Stated goal: Extract the whole listing as it stands. Do not include the pictures.

Provided material:
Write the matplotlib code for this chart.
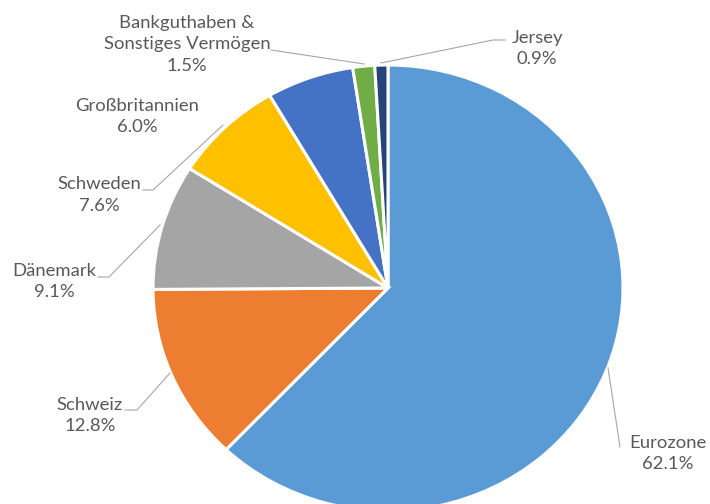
import matplotlib
matplotlib.use("Agg")
import matplotlib.pyplot as plt

# --- data -------------------------------------------------------------------
categories = ["Eurozone", "Schweiz", "Dänemark", "Schweden", "Großbritannien",
              "Bankguthaben &\nSonstiges Vermögen", "Jersey"]
shares = [62.1, 12.8, 9.1, 7.6, 6.0, 1.5, 0.9]
colors = ["#5B9BD5", "#ED7D31", "#A5A5A5", "#FFC000", "#4472C4",
          "#70AD47", "#264478"]

# --- layout (pixels in the 710x504 canvas) ----------------------------------
W, H = 710, 504
CX, CY = 388, 288          # pie centre
RX, RY = 235, 223          # pie looks slightly stretched sideways

label_pos = {
    "Eurozone": (668, 453.5),
    "Schweiz": (90, 415.5),
    "Dänemark": (54, 281.5),
    "Schweden": (99, 195),
    "Großbritannien": (137, 116.5),
    "Bankguthaben &\nSonstiges Vermögen": (187, 44.5),
    "Jersey": (537, 48.5),
}
leaders = [
    [(620, 447), (608, 368)],
    [(125, 410), (137, 410), (170, 373)],
    [(98, 277), (109, 277), (160, 225)],
    [(143, 190), (153, 190), (223, 125)],
    [(271, 50), (364, 64)],
    [(381, 63), (493, 40), (505, 40)],
]


def px(x, y):
    """pixel (from top-left) -> figure fraction"""
    return x / W, 1 - y / H


fig = plt.figure(figsize=(W / 100, H / 100), dpi=100)
ax = fig.add_axes([0, 0, 1, 1])
ax.pie(shares, colors=colors, startangle=90, counterclock=False,
       wedgeprops=dict(edgecolor="white", linewidth=2.2))
ax.set_aspect("auto")
ax.set_xlim(-CX / RX, (W - CX) / RX)
ax.set_ylim(-(H - CY) / RY, CY / RY)
ax.axis("off")

for cat, val in zip(categories, shares):
    x, y = label_pos[cat]
    fig.text(*px(x, y), f"{cat}\n{val:.1f}%", ha="center", va="center",
             multialignment="center", linespacing=1.4,
             fontsize=13.3, color="#595959", family=["Lato", "DejaVu Sans"])

for pts in leaders:
    xs, ys = zip(*[px(x, y) for x, y in pts])
    fig.add_artist(plt.Line2D(xs, ys, color="#A6A6A6", lw=0.8,
                              transform=fig.transFigure))

fig.savefig("out.png", dpi=100)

Exercise output:
Write the matplotlib code for this chart.
import matplotlib
matplotlib.use("Agg")
import matplotlib.pyplot as plt

# --- data -------------------------------------------------------------------
categories = ["Eurozone", "Schweiz", "Dänemark", "Schweden", "Großbritannien",
              "Bankguthaben &\nSonstiges Vermögen", "Jersey"]
shares = [62.1, 12.8, 9.1, 7.6, 6.0, 1.5, 0.9]
colors = ["#5B9BD5", "#ED7D31", "#A5A5A5", "#FFC000", "#4472C4",
          "#70AD47", "#264478"]

# --- layout (pixels in the 710x504 canvas) ----------------------------------
W, H = 710, 504
CX, CY = 388, 288          # pie centre
RX, RY = 235, 223          # pie looks slightly stretched sideways

label_pos = {
    "Eurozone": (668, 453.5),
    "Schweiz": (90, 415.5),
    "Dänemark": (54, 281.5),
    "Schweden": (99, 195),
    "Großbritannien": (137, 116.5),
    "Bankguthaben &\nSonstiges Vermögen": (187, 44.5),
    "Jersey": (537, 48.5),
}
leaders = [
    [(620, 447), (608, 368)],
    [(125, 410), (137, 410), (170, 373)],
    [(98, 277), (109, 277), (160, 225)],
    [(143, 190), (153, 190), (223, 125)],
    [(271, 50), (364, 64)],
    [(381, 63), (493, 40), (505, 40)],
]


def px(x, y):
    """pixel (from top-left) -> figure fraction"""
    return x / W, 1 - y / H


fig = plt.figure(figsize=(W / 100, H / 100), dpi=100)
ax = fig.add_axes([0, 0, 1, 1])
ax.pie(shares, colors=colors, startangle=90, counterclock=False,
       wedgeprops=dict(edgecolor="white", linewidth=2.2))
ax.set_aspect("auto")
ax.set_xlim(-CX / RX, (W - CX) / RX)
ax.set_ylim(-(H - CY) / RY, CY / RY)
ax.axis("off")

for cat, val in zip(categories, shares):
    x, y = label_pos[cat]
    fig.text(*px(x, y), f"{cat}\n{val:.1f}%", ha="center", va="center",
             multialignment="center", linespacing=1.4,
             fontsize=13.3, color="#595959", family=["Lato", "DejaVu Sans"])

for pts in leaders:
    xs, ys = zip(*[px(x, y) for x, y in pts])
    fig.add_artist(plt.Line2D(xs, ys, color="#A6A6A6", lw=0.8,
                              transform=fig.transFigure))

fig.savefig("out.png", dpi=100)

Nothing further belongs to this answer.